In conclusion, a memory according to the present invention comprises a memory cell, a sensing amplifier, four N-type MOS transistors, a reference circuit, and a comparator. The sensing amplifier is used to sense digital data stored in the memory cell of the memory and generate an output signal corresponding to the digital data when the memory cell is read. The sensing amplifier according to the present invention can output a stable signal in a short time so as to improve the performance of the memory. The sensing amplifier comprises a current source, a voltage generator, an auxiliary transistor, and an operational amplifier. The auxiliary transistor is coupled in parallel to the current source so as to provide an additional current to the sensing amplifier initially so that a stable level output can be reached in a short time. Thus, the performance of the sensing amplifier is improved.

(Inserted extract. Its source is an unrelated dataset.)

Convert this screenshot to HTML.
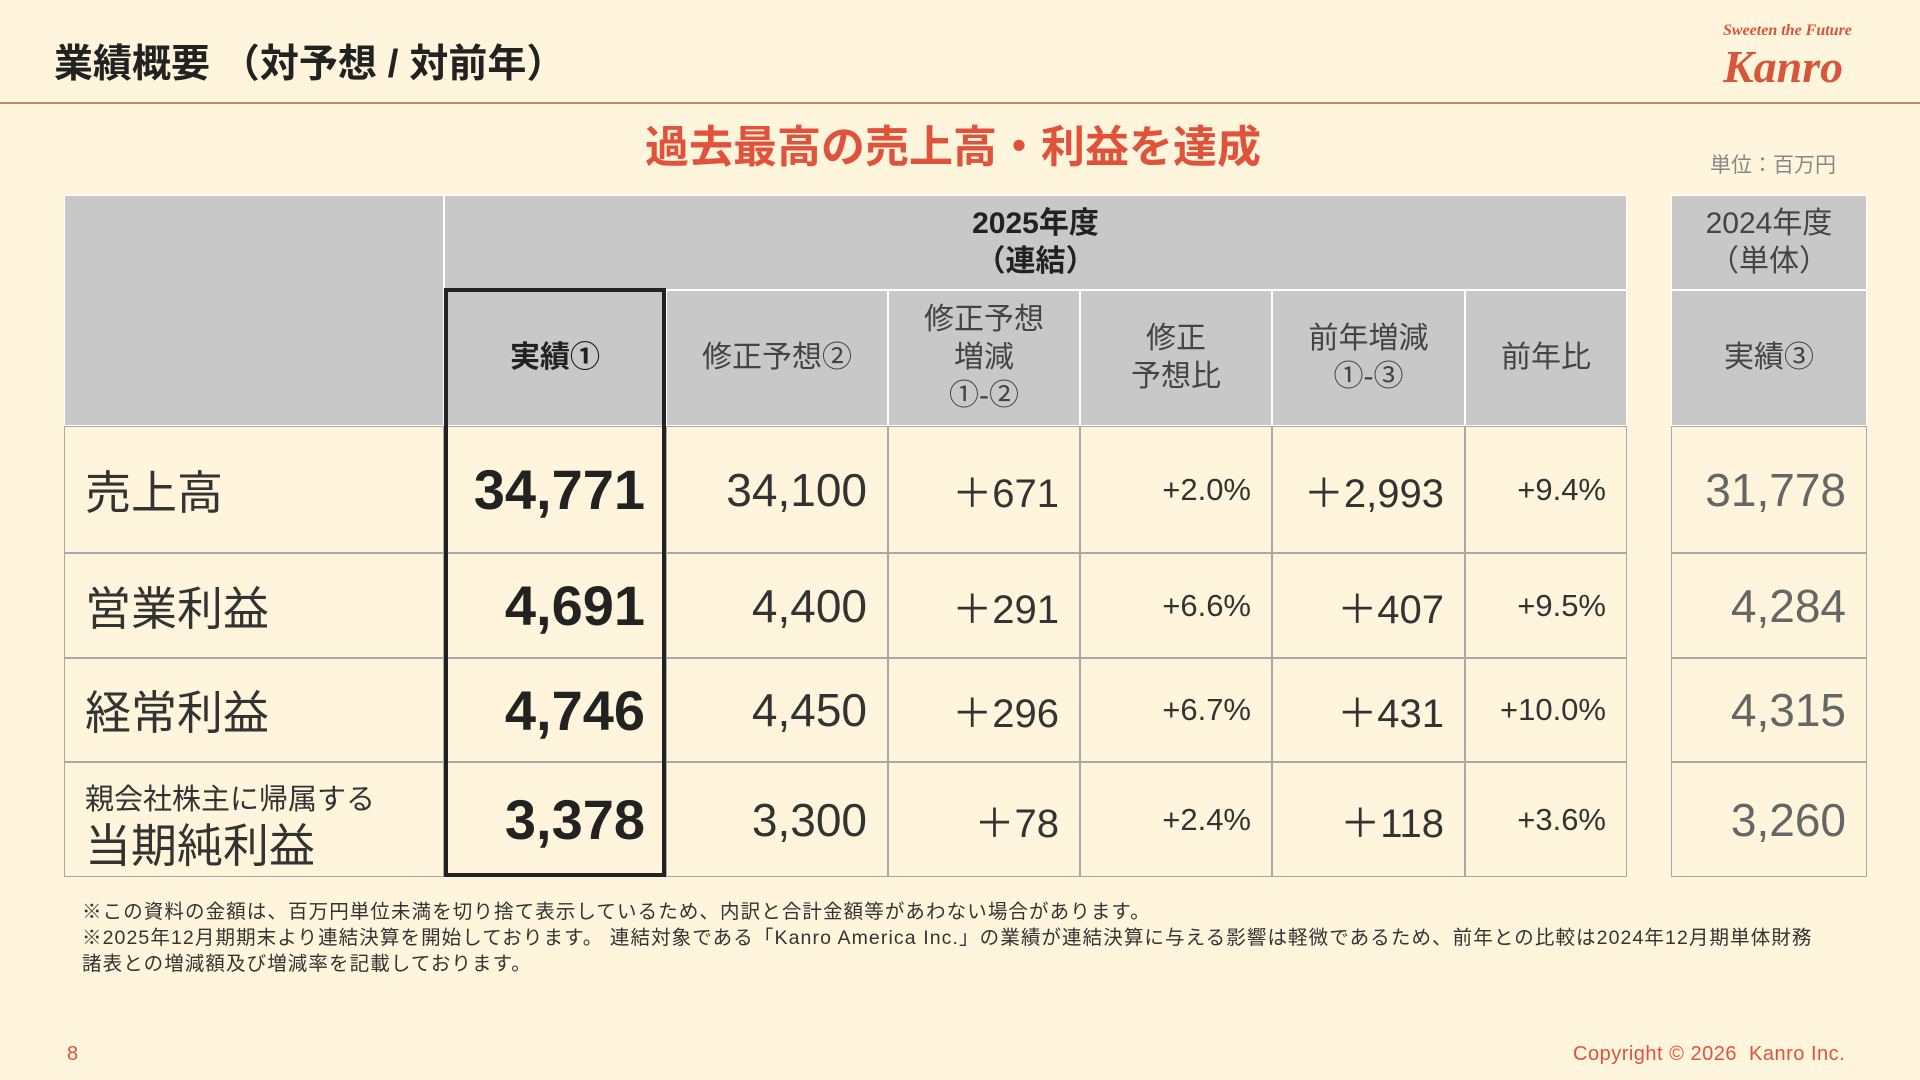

Those skilled in the art will readily observe that numerous modifications and alterations of the device and method may be made while retaining the teachings of the invention.

Claims

1. A memory comprising:

a memory cell for storing data and outputting a driving current according to the data;

a sensing load for receiving the driving current and outputting a sensing voltage;

a sensing amplifier for keeping the sensing voltage and generating a control signal, comprising: a current source; and an auxiliary transistor coupled in parallel to the current source for providing an additional current so as to stabilize the control signal in a short time;

a reference load for outputting a reference voltage according to the control signal; and

a comparator for determining the data stored in the memory cell according to the sensing voltage and the reference voltage.

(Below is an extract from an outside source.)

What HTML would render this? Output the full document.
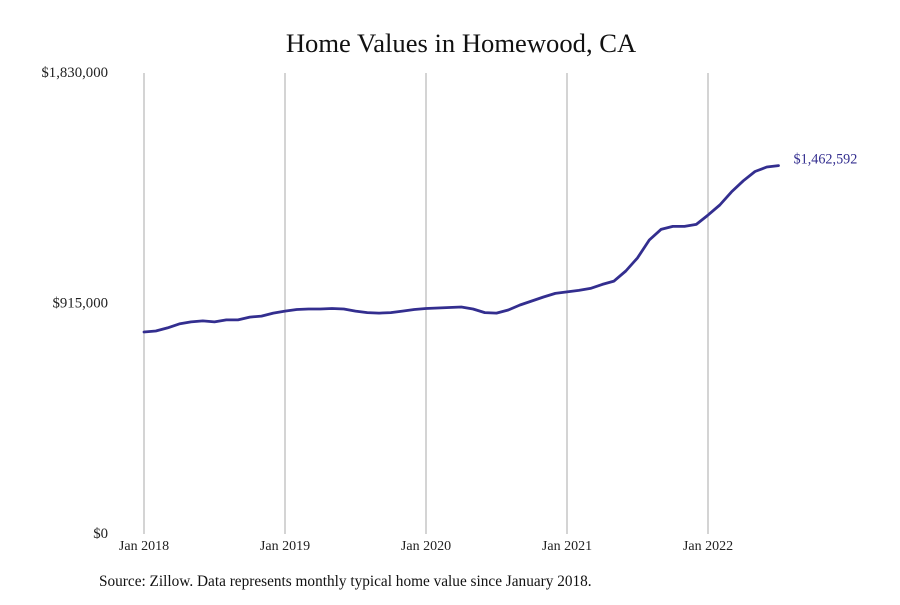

2. The memory of claim 1, further comprising a transmission gate coupled between the sensing load and the reference load.

3. The memory of claim 2, wherein the auxiliary transistor is turned on when the transmission is turned on, and the auxiliary transistor is turned off when the transmission is turned off.

4. The memory of claim 1, further comprising three transistors coupled to the sensing amplifier, the sensing load, and the reference load respectively for controlling the memory cell to be read.

5. The memory of claim 1, wherein the sensing amplifier further comprising:

two transistors forming a differential input pair;

two transistors coupled to the differential input pair for forming active loads; and

a voltage generator coupled to one of the two transistors of the differential input pair for providing a constant voltage to the differential input pair;

wherein the current source is coupled to the differential input pair for biasing the differential input pair.

6. The memory of claim 5, wherein the sensing amplifier keeps the sensing voltage in accordance with the constant voltage.

7. The memory of claim 1, further comprising a reference circuit coupled to the reference load for providing a constant current.

8. The memory of claim 7, wherein the reference load is an N-type MOS transistor, a drain of the transistor being coupled to the reference circuit, a gate of the transistor being coupled to the sensing amplifier.

9. The memory of claim 1, wherein the sensing load is an N-type MOS transistor, a drain of the transistor being coupled to the memory cell, a gate of the transistor being coupled to the sensing amplifier.

10. A sensing amplifier comprising:

an operational amplifier for outputting a control signal;

a voltage generator coupled to the operational amplifier for providing a constant voltage;

a current source for biasing the operational amplifier; and

an auxiliary transistor coupled in parallel to the current source for providing an additional current so as to stabilize the control signal in a short time.

11. The sensing amplifier of claim 1, wherein the operational amplifier comprises:

two transistors forming a differential input pair; and

two transistors coupled to the differential input pair for forming active loads;

wherein the current source is coupled to the differential input pair for biasing the differential input pair.

12. The sensing amplifier of claim 11, wherein a first end of the differential input pair is coupled to the voltage generator and a second end of the differential input pair is coupled to a memory cell.

13. The sensing amplifier of claim 11, wherein two transistors forming a differential input pair and the auxiliary transistor are P-type MOS transistors.

14. The sensing amplifier of claim 13, wherein two transistors forming active loads are N-type MOS transistors.

15. The sensing amplifier of claim 11, wherein two transistors forming a differential input pair and the auxiliary transistor are N-type MOS transistors.

16. The sensing amplifier of claim 15, wherein two transistors forming active loads are P-type MOS transistors.

17. The sensing amplifier of claim 10, wherein the operational amplifier adjusts the control signal according to the constant voltage.